## [Supplied records]
☆ ☆ ☆ ☆ ☆ ☆ ☆
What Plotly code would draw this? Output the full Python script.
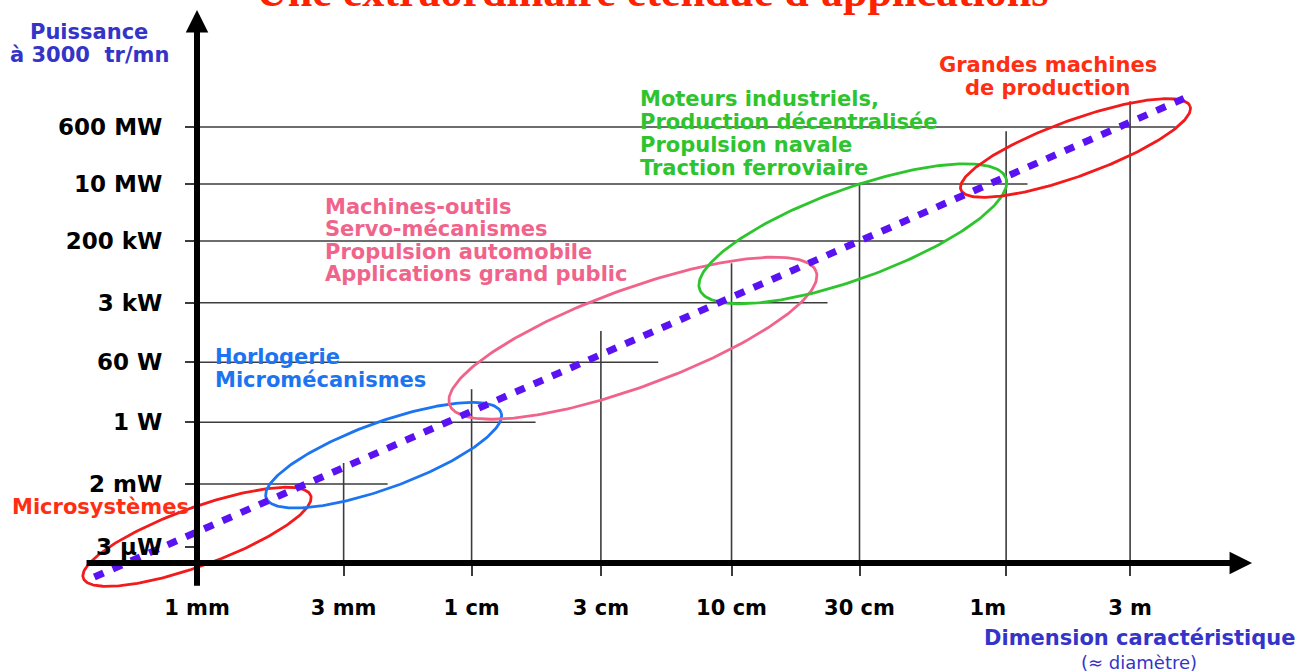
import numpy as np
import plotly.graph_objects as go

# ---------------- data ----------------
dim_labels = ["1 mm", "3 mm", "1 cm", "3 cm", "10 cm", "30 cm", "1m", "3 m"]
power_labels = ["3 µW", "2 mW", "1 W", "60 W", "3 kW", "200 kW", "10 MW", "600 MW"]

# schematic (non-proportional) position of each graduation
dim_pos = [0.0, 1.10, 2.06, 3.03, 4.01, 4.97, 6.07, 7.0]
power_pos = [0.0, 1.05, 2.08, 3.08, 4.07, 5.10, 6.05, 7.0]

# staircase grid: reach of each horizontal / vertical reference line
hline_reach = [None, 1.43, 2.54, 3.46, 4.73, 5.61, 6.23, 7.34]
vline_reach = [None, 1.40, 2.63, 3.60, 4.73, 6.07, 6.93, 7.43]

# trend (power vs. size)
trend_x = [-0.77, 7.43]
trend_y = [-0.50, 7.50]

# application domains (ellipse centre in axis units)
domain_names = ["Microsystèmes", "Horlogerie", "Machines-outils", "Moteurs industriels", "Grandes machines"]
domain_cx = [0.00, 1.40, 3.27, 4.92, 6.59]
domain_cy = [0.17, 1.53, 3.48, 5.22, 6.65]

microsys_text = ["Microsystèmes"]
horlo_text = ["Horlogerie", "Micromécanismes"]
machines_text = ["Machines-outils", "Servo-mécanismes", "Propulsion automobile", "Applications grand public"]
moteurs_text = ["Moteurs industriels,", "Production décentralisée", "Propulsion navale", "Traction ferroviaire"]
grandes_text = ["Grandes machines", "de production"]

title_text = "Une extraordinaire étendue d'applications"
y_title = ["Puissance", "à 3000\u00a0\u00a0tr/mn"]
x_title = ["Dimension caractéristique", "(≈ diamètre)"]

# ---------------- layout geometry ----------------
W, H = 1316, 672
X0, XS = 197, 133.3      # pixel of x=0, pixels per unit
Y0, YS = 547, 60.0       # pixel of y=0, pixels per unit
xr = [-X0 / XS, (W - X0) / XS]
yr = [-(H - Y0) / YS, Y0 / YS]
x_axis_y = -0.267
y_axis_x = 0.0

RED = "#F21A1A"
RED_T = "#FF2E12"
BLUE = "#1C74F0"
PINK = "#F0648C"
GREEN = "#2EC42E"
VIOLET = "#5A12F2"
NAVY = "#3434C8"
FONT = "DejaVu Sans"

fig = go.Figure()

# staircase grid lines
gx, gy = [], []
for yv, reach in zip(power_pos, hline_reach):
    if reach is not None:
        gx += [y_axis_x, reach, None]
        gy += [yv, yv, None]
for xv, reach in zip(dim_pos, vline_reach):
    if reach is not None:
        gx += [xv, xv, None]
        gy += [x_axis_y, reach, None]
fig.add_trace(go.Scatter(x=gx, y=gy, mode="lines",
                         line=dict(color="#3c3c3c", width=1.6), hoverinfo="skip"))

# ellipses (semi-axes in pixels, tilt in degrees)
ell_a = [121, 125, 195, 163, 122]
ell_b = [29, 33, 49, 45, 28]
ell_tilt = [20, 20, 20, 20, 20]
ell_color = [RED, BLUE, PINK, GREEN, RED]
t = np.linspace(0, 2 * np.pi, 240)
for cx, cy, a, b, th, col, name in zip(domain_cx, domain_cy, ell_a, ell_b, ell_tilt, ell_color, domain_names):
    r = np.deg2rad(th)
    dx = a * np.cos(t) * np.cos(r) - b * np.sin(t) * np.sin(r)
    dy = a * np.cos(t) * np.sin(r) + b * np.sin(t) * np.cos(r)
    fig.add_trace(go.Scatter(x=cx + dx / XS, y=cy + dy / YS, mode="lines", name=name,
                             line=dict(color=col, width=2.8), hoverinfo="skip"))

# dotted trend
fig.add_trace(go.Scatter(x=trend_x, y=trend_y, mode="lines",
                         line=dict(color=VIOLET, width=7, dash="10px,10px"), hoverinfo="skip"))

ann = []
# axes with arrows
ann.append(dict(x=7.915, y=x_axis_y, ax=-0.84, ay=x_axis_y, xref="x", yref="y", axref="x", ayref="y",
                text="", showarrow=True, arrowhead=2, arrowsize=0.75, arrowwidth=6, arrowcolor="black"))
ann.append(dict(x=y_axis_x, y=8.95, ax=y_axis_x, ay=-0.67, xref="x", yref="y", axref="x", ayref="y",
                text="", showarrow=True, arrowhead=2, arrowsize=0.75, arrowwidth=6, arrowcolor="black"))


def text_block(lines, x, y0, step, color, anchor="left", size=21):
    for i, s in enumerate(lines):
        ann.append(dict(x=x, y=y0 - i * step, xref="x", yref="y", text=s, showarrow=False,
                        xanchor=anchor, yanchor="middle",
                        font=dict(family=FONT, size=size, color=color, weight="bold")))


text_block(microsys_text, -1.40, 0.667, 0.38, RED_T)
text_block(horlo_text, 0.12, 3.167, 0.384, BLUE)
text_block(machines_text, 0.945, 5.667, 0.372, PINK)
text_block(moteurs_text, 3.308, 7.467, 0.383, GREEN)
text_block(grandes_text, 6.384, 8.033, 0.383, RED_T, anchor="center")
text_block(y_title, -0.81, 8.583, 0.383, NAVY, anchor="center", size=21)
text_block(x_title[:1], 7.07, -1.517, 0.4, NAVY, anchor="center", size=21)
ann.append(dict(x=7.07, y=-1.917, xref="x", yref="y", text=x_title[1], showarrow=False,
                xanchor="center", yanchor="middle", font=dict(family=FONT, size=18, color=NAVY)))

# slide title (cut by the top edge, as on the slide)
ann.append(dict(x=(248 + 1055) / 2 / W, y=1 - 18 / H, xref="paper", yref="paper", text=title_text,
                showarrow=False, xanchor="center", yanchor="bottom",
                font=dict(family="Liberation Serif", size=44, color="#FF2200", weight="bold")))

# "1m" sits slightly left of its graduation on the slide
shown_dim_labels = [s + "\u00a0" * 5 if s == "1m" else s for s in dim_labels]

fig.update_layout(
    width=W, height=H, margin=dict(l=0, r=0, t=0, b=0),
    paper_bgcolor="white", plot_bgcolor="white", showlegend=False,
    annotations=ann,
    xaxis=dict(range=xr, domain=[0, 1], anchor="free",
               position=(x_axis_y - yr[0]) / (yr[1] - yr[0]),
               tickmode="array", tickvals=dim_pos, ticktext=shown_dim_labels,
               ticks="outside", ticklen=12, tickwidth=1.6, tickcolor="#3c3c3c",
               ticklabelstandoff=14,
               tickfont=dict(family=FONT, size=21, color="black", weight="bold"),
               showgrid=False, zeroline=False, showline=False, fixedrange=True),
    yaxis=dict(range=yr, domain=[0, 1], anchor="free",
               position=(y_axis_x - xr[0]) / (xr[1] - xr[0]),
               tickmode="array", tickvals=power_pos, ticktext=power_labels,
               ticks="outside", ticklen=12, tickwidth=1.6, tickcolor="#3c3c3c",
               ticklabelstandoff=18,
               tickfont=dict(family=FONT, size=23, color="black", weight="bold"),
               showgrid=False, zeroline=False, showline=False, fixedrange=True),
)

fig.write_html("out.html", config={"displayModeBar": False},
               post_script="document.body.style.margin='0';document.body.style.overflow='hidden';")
☆ ☆ ☆ ☆ ☆ ☆ ☆
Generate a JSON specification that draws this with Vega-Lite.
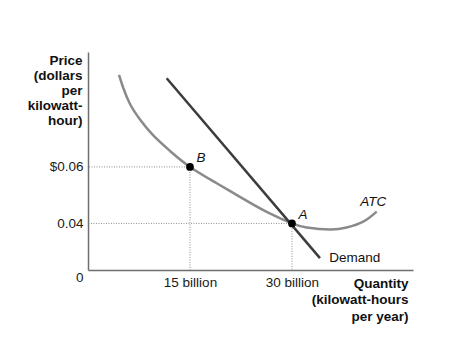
☆ ☆ ☆ ☆ ☆ ☆ ☆
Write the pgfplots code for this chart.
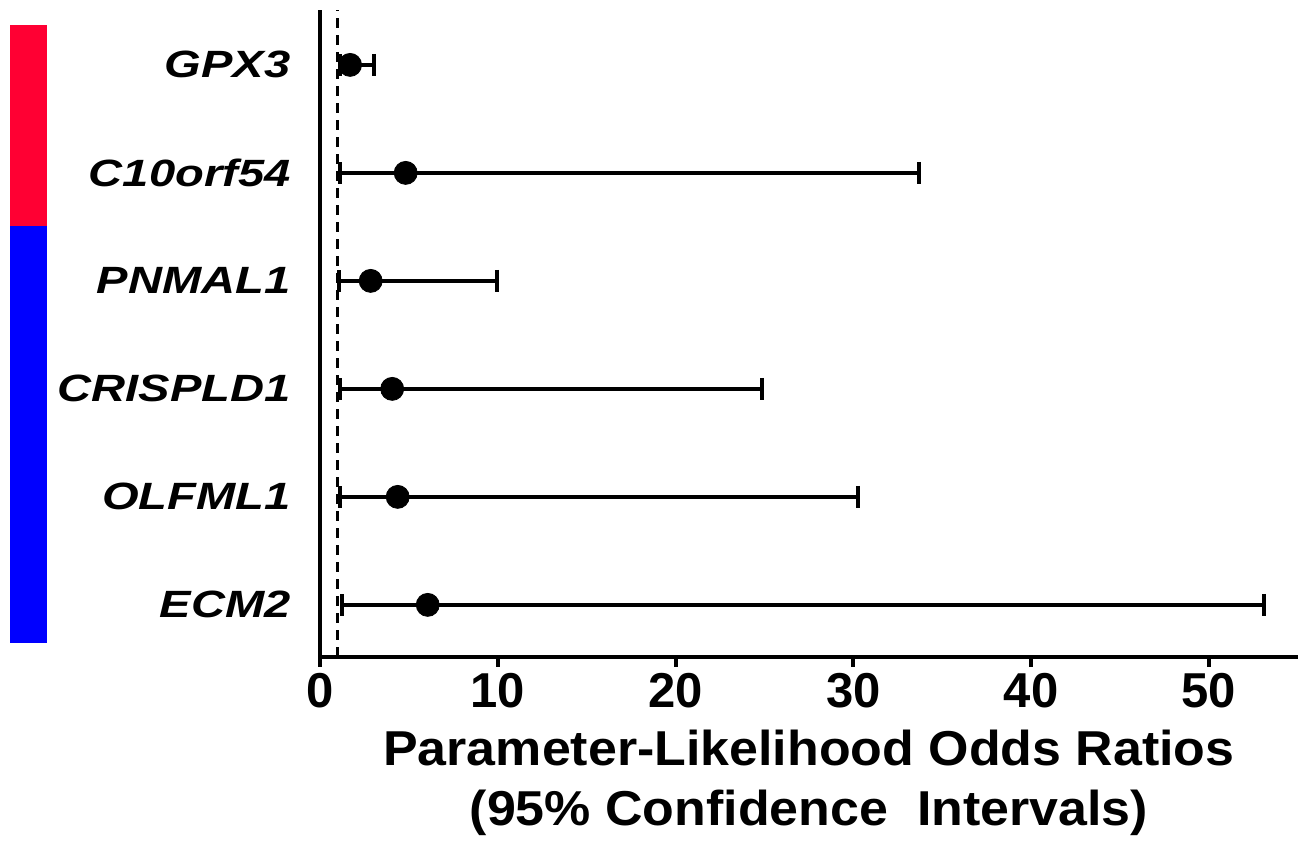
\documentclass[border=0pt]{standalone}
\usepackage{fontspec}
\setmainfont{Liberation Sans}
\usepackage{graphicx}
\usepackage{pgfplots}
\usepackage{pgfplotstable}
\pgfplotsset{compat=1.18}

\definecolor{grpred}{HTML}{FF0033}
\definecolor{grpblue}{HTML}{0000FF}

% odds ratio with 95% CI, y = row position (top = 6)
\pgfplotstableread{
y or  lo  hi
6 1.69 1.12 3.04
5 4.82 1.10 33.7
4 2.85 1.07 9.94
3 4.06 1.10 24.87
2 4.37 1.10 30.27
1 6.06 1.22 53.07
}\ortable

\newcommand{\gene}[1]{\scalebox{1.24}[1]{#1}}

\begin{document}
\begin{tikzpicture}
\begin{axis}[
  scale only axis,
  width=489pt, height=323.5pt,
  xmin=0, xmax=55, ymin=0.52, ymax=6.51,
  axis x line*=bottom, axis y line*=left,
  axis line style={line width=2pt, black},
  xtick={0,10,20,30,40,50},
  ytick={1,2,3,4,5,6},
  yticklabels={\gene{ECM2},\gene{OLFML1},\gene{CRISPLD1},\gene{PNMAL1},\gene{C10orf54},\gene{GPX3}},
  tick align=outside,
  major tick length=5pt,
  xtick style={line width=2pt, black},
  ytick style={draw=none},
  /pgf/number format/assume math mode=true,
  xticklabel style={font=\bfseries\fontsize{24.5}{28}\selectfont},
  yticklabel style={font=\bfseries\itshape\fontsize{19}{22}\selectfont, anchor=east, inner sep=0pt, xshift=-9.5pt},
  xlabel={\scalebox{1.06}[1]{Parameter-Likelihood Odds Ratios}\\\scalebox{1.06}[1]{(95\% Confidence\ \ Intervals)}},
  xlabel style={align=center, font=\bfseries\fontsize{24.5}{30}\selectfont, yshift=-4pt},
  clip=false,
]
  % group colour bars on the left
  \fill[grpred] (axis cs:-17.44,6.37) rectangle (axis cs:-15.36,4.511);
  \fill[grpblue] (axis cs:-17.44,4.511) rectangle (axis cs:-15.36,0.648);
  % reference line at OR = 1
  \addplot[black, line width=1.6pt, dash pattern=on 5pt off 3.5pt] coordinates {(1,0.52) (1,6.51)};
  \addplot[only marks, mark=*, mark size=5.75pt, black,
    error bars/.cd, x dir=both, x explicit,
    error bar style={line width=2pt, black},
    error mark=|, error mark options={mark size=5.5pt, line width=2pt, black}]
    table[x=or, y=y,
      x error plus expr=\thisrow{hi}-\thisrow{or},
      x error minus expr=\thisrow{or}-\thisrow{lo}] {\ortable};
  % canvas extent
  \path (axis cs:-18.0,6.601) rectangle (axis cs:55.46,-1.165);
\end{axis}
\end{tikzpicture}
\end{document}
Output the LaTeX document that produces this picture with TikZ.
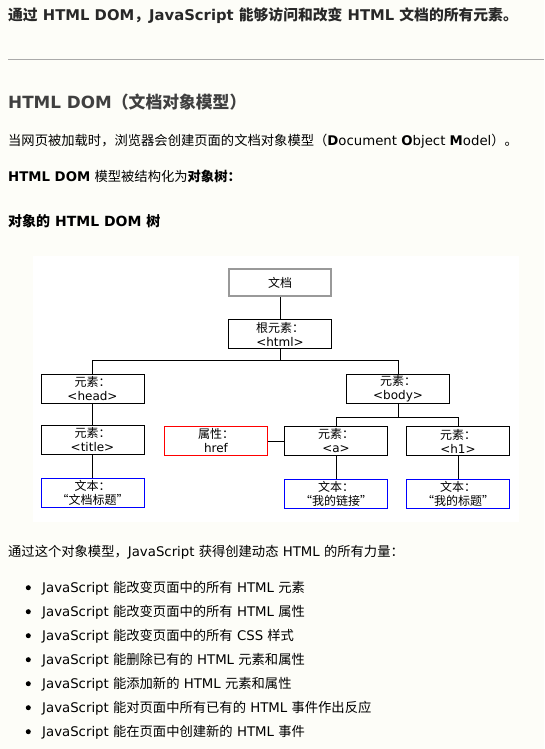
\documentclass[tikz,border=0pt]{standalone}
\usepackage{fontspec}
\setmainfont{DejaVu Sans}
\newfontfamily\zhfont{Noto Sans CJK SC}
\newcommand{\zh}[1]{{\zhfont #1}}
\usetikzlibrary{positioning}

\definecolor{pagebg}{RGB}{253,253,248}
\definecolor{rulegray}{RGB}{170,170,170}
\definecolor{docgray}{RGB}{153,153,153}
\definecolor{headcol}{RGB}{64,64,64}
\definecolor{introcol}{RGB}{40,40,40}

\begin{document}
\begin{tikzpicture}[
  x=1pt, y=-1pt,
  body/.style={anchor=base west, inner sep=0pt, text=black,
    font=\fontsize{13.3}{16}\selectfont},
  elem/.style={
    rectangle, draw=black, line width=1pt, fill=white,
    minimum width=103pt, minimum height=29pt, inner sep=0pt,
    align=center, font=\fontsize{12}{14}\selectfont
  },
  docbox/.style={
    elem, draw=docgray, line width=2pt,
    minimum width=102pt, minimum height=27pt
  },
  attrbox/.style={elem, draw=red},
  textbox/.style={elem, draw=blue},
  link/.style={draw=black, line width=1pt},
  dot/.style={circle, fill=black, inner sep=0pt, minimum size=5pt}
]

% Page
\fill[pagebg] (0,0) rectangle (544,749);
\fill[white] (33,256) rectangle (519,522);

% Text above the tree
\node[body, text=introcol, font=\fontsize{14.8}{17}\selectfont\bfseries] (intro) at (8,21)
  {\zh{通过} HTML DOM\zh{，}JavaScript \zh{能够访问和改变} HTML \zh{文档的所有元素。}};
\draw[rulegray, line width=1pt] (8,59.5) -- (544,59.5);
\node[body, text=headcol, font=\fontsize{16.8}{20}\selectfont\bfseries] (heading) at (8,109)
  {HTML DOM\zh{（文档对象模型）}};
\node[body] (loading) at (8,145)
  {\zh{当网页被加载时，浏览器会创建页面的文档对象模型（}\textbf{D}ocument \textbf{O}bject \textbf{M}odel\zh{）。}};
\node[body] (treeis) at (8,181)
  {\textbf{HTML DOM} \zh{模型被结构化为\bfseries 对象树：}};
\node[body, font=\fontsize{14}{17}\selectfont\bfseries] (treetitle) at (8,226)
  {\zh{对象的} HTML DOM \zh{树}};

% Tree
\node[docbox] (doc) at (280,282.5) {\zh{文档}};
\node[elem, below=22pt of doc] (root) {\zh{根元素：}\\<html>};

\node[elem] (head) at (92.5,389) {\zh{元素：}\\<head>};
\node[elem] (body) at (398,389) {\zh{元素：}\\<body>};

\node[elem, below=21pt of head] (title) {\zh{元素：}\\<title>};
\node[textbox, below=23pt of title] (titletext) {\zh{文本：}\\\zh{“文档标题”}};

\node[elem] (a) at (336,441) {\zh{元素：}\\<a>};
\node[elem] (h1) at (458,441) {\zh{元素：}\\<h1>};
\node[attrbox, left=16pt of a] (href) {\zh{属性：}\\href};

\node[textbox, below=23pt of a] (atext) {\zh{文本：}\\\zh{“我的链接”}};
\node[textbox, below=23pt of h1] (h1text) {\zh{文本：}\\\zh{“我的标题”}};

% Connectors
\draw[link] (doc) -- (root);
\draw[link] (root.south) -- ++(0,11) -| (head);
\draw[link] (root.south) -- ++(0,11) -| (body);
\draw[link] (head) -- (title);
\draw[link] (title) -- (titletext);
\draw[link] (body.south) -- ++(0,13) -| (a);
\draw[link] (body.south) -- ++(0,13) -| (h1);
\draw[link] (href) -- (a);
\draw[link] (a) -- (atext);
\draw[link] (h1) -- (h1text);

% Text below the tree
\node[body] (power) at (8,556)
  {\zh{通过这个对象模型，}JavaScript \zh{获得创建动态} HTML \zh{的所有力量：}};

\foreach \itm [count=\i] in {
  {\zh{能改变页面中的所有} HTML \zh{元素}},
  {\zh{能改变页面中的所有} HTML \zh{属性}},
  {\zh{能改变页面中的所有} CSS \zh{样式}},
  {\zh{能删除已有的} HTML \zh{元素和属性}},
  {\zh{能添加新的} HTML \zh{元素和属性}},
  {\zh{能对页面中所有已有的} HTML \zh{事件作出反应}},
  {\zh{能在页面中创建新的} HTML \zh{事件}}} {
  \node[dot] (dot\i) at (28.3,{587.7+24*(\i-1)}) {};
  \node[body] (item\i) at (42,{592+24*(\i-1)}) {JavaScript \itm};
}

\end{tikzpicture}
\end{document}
☆ ☆ ☆ ☆ ☆ ☆ ☆
## [Your goal]
Set down, word for word, the lines from the one holding "What Plotly code" through the one holding "power_pos = [0.0, 1.05, 2.08, 3.08, 4.07, 5.10, 6.05, 7.0]". Skip the pictures.

## [Expected output]
What Plotly code would draw this? Output the full Python script.
import numpy as np
import plotly.graph_objects as go

# ---------------- data ----------------
dim_labels = ["1 mm", "3 mm", "1 cm", "3 cm", "10 cm", "30 cm", "1m", "3 m"]
power_labels = ["3 µW", "2 mW", "1 W", "60 W", "3 kW", "200 kW", "10 MW", "600 MW"]

# schematic (non-proportional) position of each graduation
dim_pos = [0.0, 1.10, 2.06, 3.03, 4.01, 4.97, 6.07, 7.0]
power_pos = [0.0, 1.05, 2.08, 3.08, 4.07, 5.10, 6.05, 7.0]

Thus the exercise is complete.